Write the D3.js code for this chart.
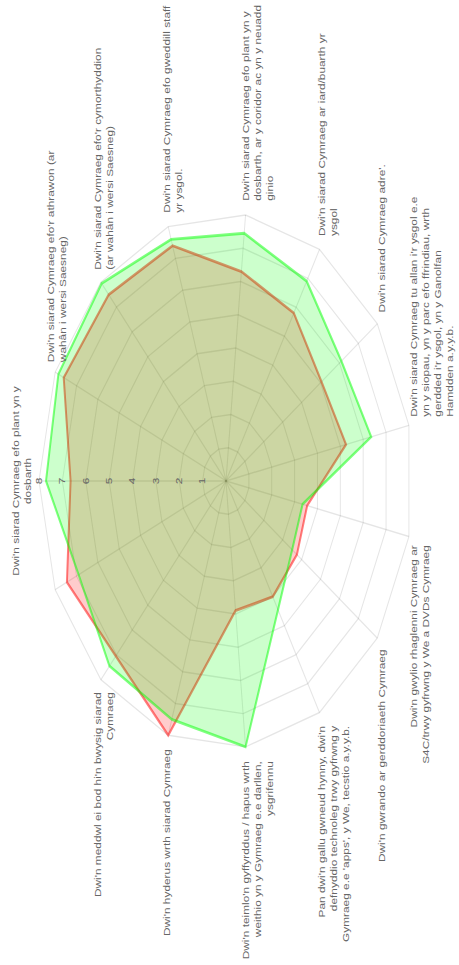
<!DOCTYPE html>
<html>
<head>
<meta charset="utf-8">
<script src="https://cdn.jsdelivr.net/npm/d3@7"></script>
<style>
body { margin: 0; background: #fff; }
svg { display: block; }
text { font-family: "Liberation Sans", Arial, Helvetica, sans-serif; fill: #666; }
</style>
</head>
<body>
<div id="radar-chart"></div>
<script>

// one entry per spoke, already split into lines like the original
var labels = [
	["Dwi'n siarad Cymraeg efo plant yn y", "dosbarth"],
	["Dwi'n siarad Cymraeg efo'r athrawon (ar", "wahân i wersi Saesneg)"],
	["Dwi'n siarad Cymraeg efo'r cymorthyddion", "(ar wahân i wersi Saesneg)"],
	["Dwi'n siarad Cymraeg efo gweddill staff", "yr ysgol."],
	["Dwi'n siarad Cymraeg efo plant yn y", "dosbarth, ar y coridor ac yn y neuadd", "ginio"],
	["Dwi'n siarad Cymraeg ar iard/buarth yr", "ysgol"],
	["Dwi'n siarad Cymraeg adre'."],
	["Dwi'n siarad Cymraeg tu allan i'r ysgol e.e", "yn y siopau, yn y parc efo ffrindiau, wrth", "gerdded i'r ysgol, yn y Ganolfan", "Hamdden a.y.y.b."],
	["Dwi'n gwylio rhaglenni Cymraeg ar", "S4C/trwy gyfrwng y We a DVDs Cymraeg"],
	["Dwi'n gwrando ar gerddoriaeth Cymraeg"],
	["Pan dwi'n gallu gwneud hynny, dwi'n", "defnyddio technoleg trwy gyfrwng y", "Gymraeg e.e 'apps', y We, tecstio a.y.y.b."],
	["Dwi'n teimlo'n gyffyrddus / hapus wrth", "weithio yn y Gymraeg e.e darllen,", "ysgrifennu"],
	["Dwi'n hyderus wrth siarad Cymraeg"],
	["Dwi'n meddwl ei bod hi'n bwysig siarad", "Cymraeg"],
	[""]
];

var redValues = [6.65, 7.6, 7.5, 7.4, 6.3, 5.8, 5.05, 5.25, 3.55, 3.75, 4.0, 3.9, 8.0, 7.05, 7.45];
var greenValues = [7.7, 7.85, 7.95, 7.6, 7.45, 6.9, 6.1, 6.35, 3.35, 3.5, 4.45, 8.0, 7.5, 7.45, 6.9];
var tickValues = [1, 2, 3, 4, 5, 6, 7, 8];

var w = 459;
var h = 965;
var stretch = 1.43; // the picture is squashed sideways, so the long side gets stretched

var svg = d3.select("#radar-chart")
	.append("svg")
	.attr("width", w)
	.attr("height", h);

// chart is drawn upright, then laid on its side
var chart = svg.append("g")
	.attr("transform", "translate(0," + h + ") scale(1," + stretch + ") rotate(-90)");

var cx = 338.5, cy = 226, R = 187;
var lineH = 12;

var rScale = d3.scaleLinear()
	.domain([0, 8])
	.range([0, R]);

var n = labels.length;
var angleOf = function(i) { return i * 2 * Math.PI / n; };
var idx = d3.range(n);

var g = chart.append("g")
	.attr("transform", "translate(" + cx + "," + cy + ")");

// grid rings (polygons)
var ring = d3.lineRadial()
	.angle(function(i) { return angleOf(i); })
	.curve(d3.curveLinearClosed);

g.append("g").selectAll("path")
	.data(tickValues)
	.enter()
	.append("path")
	.attr("d", function(t) { return ring.radius(rScale(t))(idx); })
	.attr("fill", "none")
	.attr("stroke", "rgba(0,0,0,0.1)")
	.attr("stroke-width", 1);

// spokes
g.append("g").selectAll("line")
	.data(idx)
	.enter()
	.append("line")
	.attr("x1", 0)
	.attr("y1", 0)
	.attr("x2", function(i) { return d3.pointRadial(angleOf(i), R)[0]; })
	.attr("y2", function(i) { return d3.pointRadial(angleOf(i), R)[1]; })
	.attr("stroke", "rgba(0,0,0,0.1)")
	.attr("stroke-width", 1);

// datasets, red first so green sits on top
var series = [
	{ values: redValues, fill: "rgba(255,0,0,0.2)", stroke: "rgba(255,0,0,0.5)" },
	{ values: greenValues, fill: "rgba(0,255,0,0.2)", stroke: "rgba(0,255,0,0.5)" }
];

var area = d3.lineRadial()
	.angle(function(d, i) { return angleOf(i); })
	.radius(function(d) { return rScale(d); })
	.curve(d3.curveLinearClosed);

g.append("g").selectAll("path")
	.data(series)
	.enter()
	.append("path")
	.attr("d", function(s) { return area(s.values); })
	.attr("fill", function(s) { return s.fill; })
	.attr("stroke", function(s) { return s.stroke; })
	.attr("stroke-width", 2)
	.attr("stroke-linejoin", "miter");

// tick labels on the first spoke
g.append("g").selectAll("text")
	.data(tickValues)
	.enter()
	.append("text")
	.attr("x", 0)
	.attr("y", function(t) { return -rScale(t); })
	.attr("text-anchor", "middle")
	.attr("dominant-baseline", "central")
	.style("font-size", "8.3px")
	.text(function(t) { return t; });

// point labels
var pl = g.append("g").selectAll("text")
	.data(idx)
	.enter()
	.append("text")
	.style("font-size", "8.3px")
	.attr("dominant-baseline", "central")
	.each(function(i) {
		var a = angleOf(i);
		var deg = a * 180 / Math.PI;
		var p = d3.pointRadial(a, R + 5);
		var anchor = "middle", x = p[0];
		if (Math.abs(deg) > 0.01 && Math.abs(deg - 180) > 0.01) {
			anchor = deg < 180 ? "start" : "end";
			x += deg < 180 ? 5 : -5;
		}
		var lines = labels[i];
		var y0 = p[1];
		if (Math.abs(deg) < 0.01) y0 = p[1] - (lines.length - 0.5) * lineH;
		var t = d3.select(this).attr("text-anchor", anchor);
		lines.forEach(function(line, k) {
			t.append("tspan")
				.attr("x", x)
				.attr("y", y0 + k * lineH)
				.text(line);
		});
	});

</script>
</body>
</html>
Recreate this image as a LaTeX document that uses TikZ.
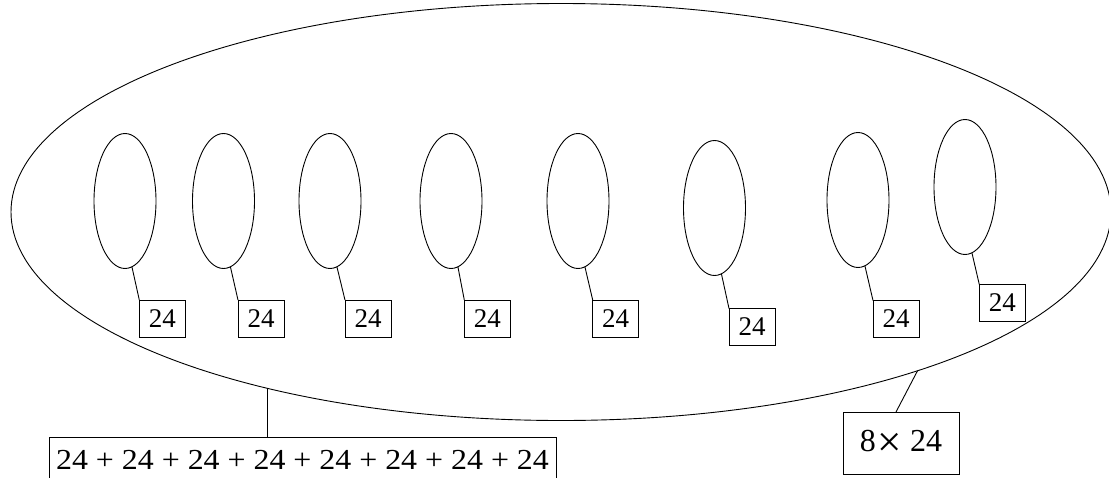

Task details — Reproduce all of the data exactly, omitting each picture it holds.

Full output —
Write the D3.js code for this chart.
<!DOCTYPE html>
<html>
<head>
<meta charset="utf-8">
<script src="https://cdn.jsdelivr.net/npm/d3@7"></script>
<style>
body { margin: 0; background: #fff; }
svg { display: block; }
text { font-family: "Liberation Sans", Arial, Helvetica, sans-serif; fill: #666; }
</style>
</head>
<body>
<div id="radar-chart"></div>
<script>

// one entry per spoke, already split into lines like the original
var labels = [
	["Dwi'n siarad Cymraeg efo plant yn y", "dosbarth"],
	["Dwi'n siarad Cymraeg efo'r athrawon (ar", "wahân i wersi Saesneg)"],
	["Dwi'n siarad Cymraeg efo'r cymorthyddion", "(ar wahân i wersi Saesneg)"],
	["Dwi'n siarad Cymraeg efo gweddill staff", "yr ysgol."],
	["Dwi'n siarad Cymraeg efo plant yn y", "dosbarth, ar y coridor ac yn y neuadd", "ginio"],
	["Dwi'n siarad Cymraeg ar iard/buarth yr", "ysgol"],
	["Dwi'n siarad Cymraeg adre'."],
	["Dwi'n siarad Cymraeg tu allan i'r ysgol e.e", "yn y siopau, yn y parc efo ffrindiau, wrth", "gerdded i'r ysgol, yn y Ganolfan", "Hamdden a.y.y.b."],
	["Dwi'n gwylio rhaglenni Cymraeg ar", "S4C/trwy gyfrwng y We a DVDs Cymraeg"],
	["Dwi'n gwrando ar gerddoriaeth Cymraeg"],
	["Pan dwi'n gallu gwneud hynny, dwi'n", "defnyddio technoleg trwy gyfrwng y", "Gymraeg e.e 'apps', y We, tecstio a.y.y.b."],
	["Dwi'n teimlo'n gyffyrddus / hapus wrth", "weithio yn y Gymraeg e.e darllen,", "ysgrifennu"],
	["Dwi'n hyderus wrth siarad Cymraeg"],
	["Dwi'n meddwl ei bod hi'n bwysig siarad", "Cymraeg"],
	[""]
];

var redValues = [6.65, 7.6, 7.5, 7.4, 6.3, 5.8, 5.05, 5.25, 3.55, 3.75, 4.0, 3.9, 8.0, 7.05, 7.45];
var greenValues = [7.7, 7.85, 7.95, 7.6, 7.45, 6.9, 6.1, 6.35, 3.35, 3.5, 4.45, 8.0, 7.5, 7.45, 6.9];
var tickValues = [1, 2, 3, 4, 5, 6, 7, 8];

var w = 459;
var h = 965;
var stretch = 1.43; // the picture is squashed sideways, so the long side gets stretched

var svg = d3.select("#radar-chart")
	.append("svg")
	.attr("width", w)
	.attr("height", h);

// chart is drawn upright, then laid on its side
var chart = svg.append("g")
	.attr("transform", "translate(0," + h + ") scale(1," + stretch + ") rotate(-90)");

var cx = 338.5, cy = 226, R = 187;
var lineH = 12;

var rScale = d3.scaleLinear()
	.domain([0, 8])
	.range([0, R]);

var n = labels.length;
var angleOf = function(i) { return i * 2 * Math.PI / n; };
var idx = d3.range(n);

var g = chart.append("g")
	.attr("transform", "translate(" + cx + "," + cy + ")");

// grid rings (polygons)
var ring = d3.lineRadial()
	.angle(function(i) { return angleOf(i); })
	.curve(d3.curveLinearClosed);

g.append("g").selectAll("path")
	.data(tickValues)
	.enter()
	.append("path")
	.attr("d", function(t) { return ring.radius(rScale(t))(idx); })
	.attr("fill", "none")
	.attr("stroke", "rgba(0,0,0,0.1)")
	.attr("stroke-width", 1);

// spokes
g.append("g").selectAll("line")
	.data(idx)
	.enter()
	.append("line")
	.attr("x1", 0)
	.attr("y1", 0)
	.attr("x2", function(i) { return d3.pointRadial(angleOf(i), R)[0]; })
	.attr("y2", function(i) { return d3.pointRadial(angleOf(i), R)[1]; })
	.attr("stroke", "rgba(0,0,0,0.1)")
	.attr("stroke-width", 1);

// datasets, red first so green sits on top
var series = [
	{ values: redValues, fill: "rgba(255,0,0,0.2)", stroke: "rgba(255,0,0,0.5)" },
	{ values: greenValues, fill: "rgba(0,255,0,0.2)", stroke: "rgba(0,255,0,0.5)" }
];

var area = d3.lineRadial()
	.angle(function(d, i) { return angleOf(i); })
	.radius(function(d) { return rScale(d); })
	.curve(d3.curveLinearClosed);

g.append("g").selectAll("path")
	.data(series)
	.enter()
	.append("path")
	.attr("d", function(s) { return area(s.values); })
	.attr("fill", function(s) { return s.fill; })
	.attr("stroke", function(s) { return s.stroke; })
	.attr("stroke-width", 2)
	.attr("stroke-linejoin", "miter");

// tick labels on the first spoke
g.append("g").selectAll("text")
	.data(tickValues)
	.enter()
	.append("text")
	.attr("x", 0)
	.attr("y", function(t) { return -rScale(t); })
	.attr("text-anchor", "middle")
	.attr("dominant-baseline", "central")
	.style("font-size", "8.3px")
	.text(function(t) { return t; });

// point labels
var pl = g.append("g").selectAll("text")
	.data(idx)
	.enter()
	.append("text")
	.style("font-size", "8.3px")
	.attr("dominant-baseline", "central")
	.each(function(i) {
		var a = angleOf(i);
		var deg = a * 180 / Math.PI;
		var p = d3.pointRadial(a, R + 5);
		var anchor = "middle", x = p[0];
		if (Math.abs(deg) > 0.01 && Math.abs(deg - 180) > 0.01) {
			anchor = deg < 180 ? "start" : "end";
			x += deg < 180 ? 5 : -5;
		}
		var lines = labels[i];
		var y0 = p[1];
		if (Math.abs(deg) < 0.01) y0 = p[1] - (lines.length - 0.5) * lineH;
		var t = d3.select(this).attr("text-anchor", anchor);
		lines.forEach(function(line, k) {
			t.append("tspan")
				.attr("x", x)
				.attr("y", y0 + k * lineH)
				.text(line);
		});
	});

</script>
</body>
</html>
Recreate this image as a LaTeX document that uses TikZ.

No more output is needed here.